When I first found this card in a pack I’m sure I felt compelled to say the words aloud. Johnny Wockenfuss. The sound was mine alone, a droopy galumphing imaginary companion. Every once in a while I still say Johnny Wockenfuss aloud. It’s a habit that may bloom into full flower someday, as I lie bald and decrepit in a stiff metal-railed bed in an underfunded institution.

“He keeps saying Johnny Wockenfuss,” one staff member will say. “Who the hell’s Johnny Wockenfuss?”

“Nobody,” another staff member will reply. By then my tongue won’t be able to form any other words. So only groans will come out when I try to protest.

“You don’t understand!” I’ll try to say.

19 comments

  1. 1.  There is something magic about Wockenfuss. I started watching baseball a few years after this card came out, so he was just John Wockenfuss to me. Johnny Wockenfuss sounds strange to me, like Bob Clemente or Rick Schroeder.

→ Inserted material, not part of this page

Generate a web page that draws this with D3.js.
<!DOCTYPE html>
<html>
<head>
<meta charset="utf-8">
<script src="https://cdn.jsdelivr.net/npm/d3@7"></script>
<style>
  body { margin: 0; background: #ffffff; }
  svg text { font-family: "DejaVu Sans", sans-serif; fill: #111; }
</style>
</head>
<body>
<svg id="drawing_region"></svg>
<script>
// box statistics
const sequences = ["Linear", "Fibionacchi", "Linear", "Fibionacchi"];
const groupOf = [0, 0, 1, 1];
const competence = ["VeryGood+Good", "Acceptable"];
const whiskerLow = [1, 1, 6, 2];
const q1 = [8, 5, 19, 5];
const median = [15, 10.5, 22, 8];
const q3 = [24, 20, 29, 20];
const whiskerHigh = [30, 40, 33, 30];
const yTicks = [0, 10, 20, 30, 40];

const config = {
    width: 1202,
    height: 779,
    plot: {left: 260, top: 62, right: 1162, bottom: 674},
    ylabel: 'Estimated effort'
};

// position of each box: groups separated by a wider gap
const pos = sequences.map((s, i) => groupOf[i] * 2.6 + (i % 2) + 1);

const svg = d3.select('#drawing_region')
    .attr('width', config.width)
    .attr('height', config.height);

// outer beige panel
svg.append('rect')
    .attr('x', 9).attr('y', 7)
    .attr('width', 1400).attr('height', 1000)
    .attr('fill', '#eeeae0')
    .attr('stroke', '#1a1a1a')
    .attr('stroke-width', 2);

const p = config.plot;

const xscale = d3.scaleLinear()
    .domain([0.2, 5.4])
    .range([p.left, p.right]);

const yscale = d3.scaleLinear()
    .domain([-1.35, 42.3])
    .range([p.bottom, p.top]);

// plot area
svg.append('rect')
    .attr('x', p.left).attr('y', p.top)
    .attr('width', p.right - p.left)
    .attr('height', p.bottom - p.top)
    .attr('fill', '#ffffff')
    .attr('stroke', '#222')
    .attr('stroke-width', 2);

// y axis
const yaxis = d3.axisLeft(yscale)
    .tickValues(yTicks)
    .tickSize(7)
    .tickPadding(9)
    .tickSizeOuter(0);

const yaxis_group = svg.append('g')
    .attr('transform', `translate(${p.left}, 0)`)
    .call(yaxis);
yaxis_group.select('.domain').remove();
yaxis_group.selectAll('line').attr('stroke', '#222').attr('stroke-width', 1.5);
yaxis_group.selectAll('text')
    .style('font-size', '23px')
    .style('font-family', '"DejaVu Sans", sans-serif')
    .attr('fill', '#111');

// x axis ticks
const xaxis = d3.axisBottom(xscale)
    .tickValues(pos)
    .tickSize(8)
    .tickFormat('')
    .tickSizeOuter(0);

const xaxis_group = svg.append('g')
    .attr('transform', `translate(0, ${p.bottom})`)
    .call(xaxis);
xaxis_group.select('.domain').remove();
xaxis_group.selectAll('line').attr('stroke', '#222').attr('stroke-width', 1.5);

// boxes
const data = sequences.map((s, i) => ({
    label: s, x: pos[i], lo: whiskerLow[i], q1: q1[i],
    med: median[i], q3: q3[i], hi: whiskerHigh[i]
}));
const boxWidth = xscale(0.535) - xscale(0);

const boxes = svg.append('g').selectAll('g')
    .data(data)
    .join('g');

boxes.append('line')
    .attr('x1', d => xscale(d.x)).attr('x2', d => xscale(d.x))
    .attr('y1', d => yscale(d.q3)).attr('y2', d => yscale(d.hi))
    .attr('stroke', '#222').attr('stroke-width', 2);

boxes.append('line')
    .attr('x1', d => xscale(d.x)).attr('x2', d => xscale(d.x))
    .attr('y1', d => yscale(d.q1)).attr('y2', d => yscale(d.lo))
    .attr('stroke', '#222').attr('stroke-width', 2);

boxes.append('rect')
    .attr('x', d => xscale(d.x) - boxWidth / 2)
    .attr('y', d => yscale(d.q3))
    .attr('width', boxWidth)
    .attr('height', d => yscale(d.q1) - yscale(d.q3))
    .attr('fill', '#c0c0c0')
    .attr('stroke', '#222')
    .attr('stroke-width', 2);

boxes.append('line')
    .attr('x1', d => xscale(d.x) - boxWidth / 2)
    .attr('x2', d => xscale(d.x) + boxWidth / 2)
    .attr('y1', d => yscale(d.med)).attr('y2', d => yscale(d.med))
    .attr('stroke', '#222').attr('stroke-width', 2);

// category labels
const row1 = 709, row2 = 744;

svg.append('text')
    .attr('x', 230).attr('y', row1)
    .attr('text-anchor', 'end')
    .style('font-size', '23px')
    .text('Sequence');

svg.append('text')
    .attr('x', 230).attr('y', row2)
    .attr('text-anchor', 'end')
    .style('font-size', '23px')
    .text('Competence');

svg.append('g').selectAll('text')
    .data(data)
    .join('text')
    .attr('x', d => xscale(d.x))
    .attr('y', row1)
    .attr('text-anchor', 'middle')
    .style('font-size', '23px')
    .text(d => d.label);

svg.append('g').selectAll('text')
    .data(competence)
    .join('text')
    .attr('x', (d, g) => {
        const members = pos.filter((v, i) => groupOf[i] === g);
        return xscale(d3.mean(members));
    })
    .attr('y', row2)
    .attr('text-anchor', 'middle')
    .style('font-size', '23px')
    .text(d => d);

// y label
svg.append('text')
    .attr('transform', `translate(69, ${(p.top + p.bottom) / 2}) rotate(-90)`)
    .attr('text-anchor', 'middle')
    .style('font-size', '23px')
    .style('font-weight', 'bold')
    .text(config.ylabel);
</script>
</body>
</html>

  2. 2.  Being that I have taken to calling my 10 year old daughter ‘Johnny Wockenfuss’, during out backyard wiffleball batting practice the past year or so, this post was particulary fun to read. I have to admit, the name rolls off the tongue, and has ruminated in my 42 year old head since I first heard of this guy in the 70’s.

    Of course, my 10 year old did not believe that this fictious charachter in her mind existed, so I had to pull out some mid 70’s Johnny Wock card to prove it to her. And, we even played a game of Strato, just so she could ‘manage’ Wockenfuss, circa 1983 Tigers vs. Yankees. Sorry to say, Johnny Wock took the collar that game, as the Jack Morris vs. Ron Guidry(noticed I did start a lefty-had to try to get Johnny Wock some good at bats agains a lefty) battled into the 10th, when Dave Winfield ended the game with a 2 run-walk off HR(right after a Don Baylor walk). You would not ever see a starter in the 10th inning anymore, but remember in 1983 managing, when your starter was strong, he stayed in!

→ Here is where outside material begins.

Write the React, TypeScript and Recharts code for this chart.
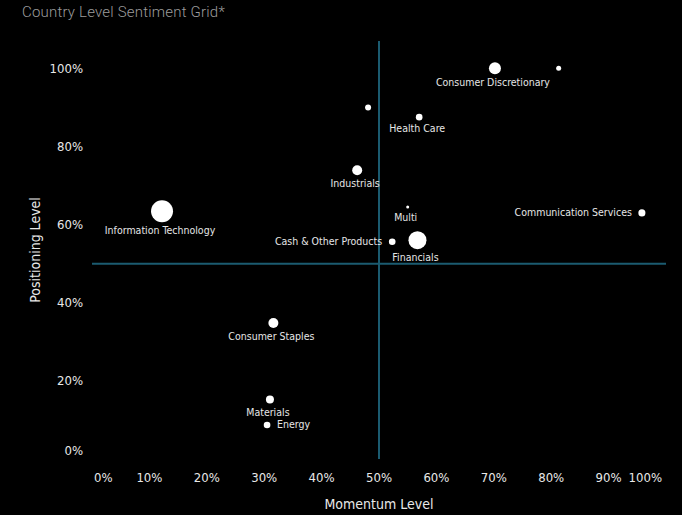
import { ReferenceLine, Scatter, ScatterChart, XAxis, YAxis, ZAxis } from "recharts";

// sector points (fractions of 1)
const sectors = [
  "Consumer Discretionary",
  "",
  "",
  "Health Care",
  "Industrials",
  "Information Technology",
  "Multi",
  "Cash & Other Products",
  "Financials",
  "Communication Services",
  "Consumer Staples",
  "Materials",
  "Energy",
];
const momentum = [0.702, 0.813, 0.481, 0.57, 0.462, 0.122, 0.55, 0.523, 0.567, 0.958, 0.316, 0.31, 0.305];
const positioning = [1.0, 1.0, 0.9, 0.875, 0.739, 0.634, 0.645, 0.556, 0.56, 0.63, 0.348, 0.152, 0.087];
const weight = [7.2, 1.25, 1.8, 2.2, 5.0, 24.2, 0.45, 2.2, 16.2, 2.5, 5.0, 3.2, 2.2];

const xTicks = [0, 0.1, 0.2, 0.3, 0.4, 0.5, 0.6, 0.7, 0.8, 0.9, 1];
const yTicks = [0, 0.2, 0.4, 0.6, 0.8, 1];

// where each label sits relative to its bubble
const labelSide: Record<string, "left" | "right"> = {
  "Cash & Other Products": "left",
  "Communication Services": "left",
  Energy: "right",
};

const data = sectors.map((sector, i) => ({
  sector,
  momentum: momentum[i],
  positioning: positioning[i],
  weight: weight[i],
}));

const axisFont = "'DejaVu Sans Condensed', 'DejaVu Sans', sans-serif";
const lineColor = "#1b5b70";

const pct = (v: number) => `${Math.round(v * 100)}%`;

function XTick(props: any) {
  const { x, y, payload } = props;
  const v = payload.value;
  let anchor = "middle";
  let tx = x;
  if (v === 0) {
    anchor = "start";
    tx = x + 2;
  } else if (v === 1) {
    anchor = "end";
    tx = x - 4;
  }
  return (
    <text x={tx} y={y + 10} textAnchor={anchor} dominantBaseline="central" fill="#e8e8e8" fontSize={13} fontFamily={axisFont}>
      {pct(v)}
    </text>
  );
}

function YTick(props: any) {
  const { x, y, payload } = props;
  const v = payload.value;
  return (
    <text x={x - 1} y={v === 0 ? y - 9 : y} textAnchor="end" dominantBaseline="central" fill="#e8e8e8" fontSize={13} fontFamily={axisFont}>
      {pct(v)}
    </text>
  );
}

function Bubble(props: any) {
  const { cx, cy, payload } = props;
  const size = props.size ?? 0;
  const r = Math.sqrt(Math.max(size, 0) / Math.PI);
  const side = labelSide[payload.sector];
  let label = null;
  if (payload.sector) {
    const common = { fill: "#e6e6e6", fontSize: 10.5, fontFamily: axisFont, dominantBaseline: "central" as const };
    if (side === "left") {
      label = <text x={cx - 10} y={cy - 1} textAnchor="end" {...common}>{payload.sector}</text>;
    } else if (side === "right") {
      label = <text x={cx + 10} y={cy - 1} textAnchor="start" {...common}>{payload.sector}</text>;
    } else {
      label = <text x={cx - 2} y={cy + r + 8} textAnchor="middle" {...common}>{payload.sector}</text>;
    }
  }
  return (
    <g>
      <circle cx={cx} cy={cy} r={r} fill="#ffffff" />
      {label}
    </g>
  );
}

export default function App() {
  return (
    <div style={{ position: "absolute", left: 0, top: 0, width: 682, height: 515, background: "#000" }}>
      <div
        style={{
          position: "absolute",
          left: 22,
          top: 3,
          color: "#9c9c9c",
          fontFamily: "Roboto, sans-serif",
          fontWeight: 300,
          fontSize: 15,
          letterSpacing: 0.2,
        }}
      >
        Country Level Sentiment Grid*
      </div>
      <ScatterChart width={682} height={515} margin={{ top: 41, right: 16, bottom: 0, left: 0 }}>
        <XAxis
          type="number"
          dataKey="momentum"
          domain={[0, 1]}
          ticks={xTicks}
          interval={0}
          height={56}
          axisLine={false}
          tickLine={false}
          tick={<XTick />}
          label={{
            value: "Momentum Level",
            position: "insideBottom",
            offset: 6,
            fill: "#e8e8e8",
            fontSize: 14,
            fontFamily: axisFont,
          }}
        />
        <YAxis
          type="number"
          dataKey="positioning"
          domain={[0, 1.07]}
          ticks={yTicks}
          interval={0}
          width={92}
          axisLine={false}
          tickLine={false}
          tick={<YTick />}
          label={{
            value: "Positioning Level",
            angle: -90,
            position: "insideLeft",
            offset: 35,
            fill: "#e8e8e8",
            fontSize: 14,
            fontFamily: axisFont,
            style: { textAnchor: "middle" },
          }}
        />
        <ZAxis type="number" dataKey="weight" domain={[0, 25]} range={[0, 393]} />
        <ReferenceLine x={0.5} stroke={lineColor} strokeWidth={2} />
        <ReferenceLine y={0.5} stroke={lineColor} strokeWidth={2} />
        <Scatter data={data} shape={<Bubble />} isAnimationActive={false} />
      </ScatterChart>
    </div>
  );
}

  3. 3.  1 : I always thought the most striking of those “same guy/different name” guys was the one who at one time was a freshman UNC hoopster known as “Mike” Jordan.

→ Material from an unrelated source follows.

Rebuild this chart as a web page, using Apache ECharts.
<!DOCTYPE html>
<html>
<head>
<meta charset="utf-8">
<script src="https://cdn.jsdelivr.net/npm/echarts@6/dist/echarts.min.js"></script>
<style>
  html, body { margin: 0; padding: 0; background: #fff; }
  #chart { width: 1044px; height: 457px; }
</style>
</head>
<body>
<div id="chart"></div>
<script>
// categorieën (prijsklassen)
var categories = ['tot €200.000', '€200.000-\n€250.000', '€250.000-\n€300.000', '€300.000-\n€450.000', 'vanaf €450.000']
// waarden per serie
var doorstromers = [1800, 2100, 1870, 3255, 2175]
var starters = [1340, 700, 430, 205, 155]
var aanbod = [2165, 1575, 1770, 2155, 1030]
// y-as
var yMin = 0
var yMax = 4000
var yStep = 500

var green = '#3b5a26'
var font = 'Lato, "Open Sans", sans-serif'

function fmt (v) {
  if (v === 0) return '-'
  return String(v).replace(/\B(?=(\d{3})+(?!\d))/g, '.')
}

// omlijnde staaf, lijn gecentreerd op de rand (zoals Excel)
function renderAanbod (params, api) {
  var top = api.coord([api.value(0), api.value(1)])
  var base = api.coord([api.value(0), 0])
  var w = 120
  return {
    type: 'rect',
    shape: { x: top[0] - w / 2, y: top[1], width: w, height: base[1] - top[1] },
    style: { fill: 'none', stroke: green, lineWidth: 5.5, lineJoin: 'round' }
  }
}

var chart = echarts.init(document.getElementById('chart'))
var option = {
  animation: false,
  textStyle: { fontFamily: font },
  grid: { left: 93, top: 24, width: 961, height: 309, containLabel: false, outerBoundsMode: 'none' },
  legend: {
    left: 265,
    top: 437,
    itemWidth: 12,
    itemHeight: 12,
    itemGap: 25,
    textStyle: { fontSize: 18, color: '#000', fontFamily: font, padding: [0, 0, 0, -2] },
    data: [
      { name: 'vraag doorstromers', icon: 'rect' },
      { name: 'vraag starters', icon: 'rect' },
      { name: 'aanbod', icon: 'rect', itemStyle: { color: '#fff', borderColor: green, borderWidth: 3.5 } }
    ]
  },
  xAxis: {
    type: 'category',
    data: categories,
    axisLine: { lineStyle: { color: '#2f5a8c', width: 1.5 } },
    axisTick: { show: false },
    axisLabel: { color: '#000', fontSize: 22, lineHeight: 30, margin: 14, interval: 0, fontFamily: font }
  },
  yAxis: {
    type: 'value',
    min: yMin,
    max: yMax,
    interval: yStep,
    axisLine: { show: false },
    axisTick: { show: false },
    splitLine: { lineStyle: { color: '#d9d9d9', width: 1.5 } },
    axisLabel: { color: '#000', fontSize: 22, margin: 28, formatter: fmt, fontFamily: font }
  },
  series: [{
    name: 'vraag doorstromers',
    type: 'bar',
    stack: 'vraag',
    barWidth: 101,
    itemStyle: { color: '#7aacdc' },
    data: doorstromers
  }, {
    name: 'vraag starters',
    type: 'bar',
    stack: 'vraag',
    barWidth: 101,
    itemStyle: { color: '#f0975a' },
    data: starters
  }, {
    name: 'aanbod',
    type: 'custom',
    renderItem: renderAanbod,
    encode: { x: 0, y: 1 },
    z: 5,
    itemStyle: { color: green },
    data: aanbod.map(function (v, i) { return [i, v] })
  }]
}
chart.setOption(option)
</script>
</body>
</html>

    2 : Johnny Wockenfuss being passed down from generation to generation! I love it.


  4. 4.  Wow. Johnny Wockenfuss as the Snuffleupagus of the CGs. Perfect. It works on much more than the level of the sound of there names…


  5. 5.  4 : Especially considering a certain Tiger teammate:

    http://tinyurl.com/66en3g


  6. 6.  Prior to the mid-80s the adults on Sesame Street were probably wondering what Big Bird was snuffleupagusing.


  7. 7.  IIRC, he had an unorthodox batting stance.


  8. 8.  FYI: An enjoyable comment has been added to the old post Big League Brothers (see link under the Behold The Unsortable heading in the sidebar).


  9. 9.  It used to really piss me off when the adults didn’t see Snuffleupagus. Apparently, one time when I was about four, I yelled “Son of a bitch!” at Sesame Street. I heard that’s why they revealed Snuffleupagus to the rest of the Street, but I’d never heard the molestation thing until this post.


  10. 10.  9 : Here’s some more specific info on the change in the story, from the wikipedia entry on the Snuffster:

    “In an interview on a Canadian telethon that was hosted by Bob McGrath, Snuffy’s performer, Martin P. Robinson, revealed that Snuffy was finally introduced to the main human cast mainly due to a string of high profile and sometimes graphic stories of pedophila and sexual abuse of children on shows such as 60 Minutes and 20/20. The writers felt that by having the adults refuse to believe Big Bird despite the fact that he was telling the truth, they were scaring children into thinking that their parents would not believe them if they had been sexually abused and that they would just be better off remaining silent. ”


  11. 11.  I don’t know if it was intentional, but the last few paragraphs of this post have me imagining Josh looking like a heavily-made-up Orson Welles.


  12. 12.  Aurelio Rodriguez is my Johnny Wockenfuss. Totally get it.


  13. 13.  7 Extremely, extremely closed stance. Then he’d waggle the fingers on his right hand in an odd, fidgety way.


  14. 14.  My friends and I used to call him Fuckin’ Wuss. It just seemed obvious.


  15. 15.  Here’s an enjoyable and informative article on Wockenfuss (which mentions the finger-waggling stance) from the Daily Fungoes site:

    http://www.dailyfungo.com/2008/02/27/happy-birthday-johnny-b/


  16. 16.  Josh, I just realized that Johnny Wockenfuss hasn’t been added to the ongoing Love v. Hate game. Was there a rain delay?


  17. 17.  16 : Astute question. I meant to mention somewhere that he’s one of the “Play Ball” law-bearers, rules instead of a game action on the back of his card.


  18. I always thought that this player secretly longed to be called “Little Johnny Wockenfuss”.


  19. I can remember being very sad when I found out that Johnny Wockenfuss was no longer a Tiger, one of those baseball names that always stays with you… Just like how I was bummed when I found out Enos Cabell was no longer a Tiger. Of course, I don’t think I really gave Johnny Wockenfuss much thought as 1984 rolled along and Willie Hernandez, acquired for Wockenfuss and Glenn Wilson, was helping close down games during that magical championship season.

    Still, it would have been sweeter if some of the great baseball names of the 83 Tigers could have been around to get a ring… Sure, we still had Johnny Grubb and picked up Sid Monge… But Enos Cabell, Johnny Wockenfuss, Wayne Krenchicki… some classics right there. My ten year old self thought they deserved better. Memorables names and/or hair was a solid 40% of a player’s value as far as I was concerned back then.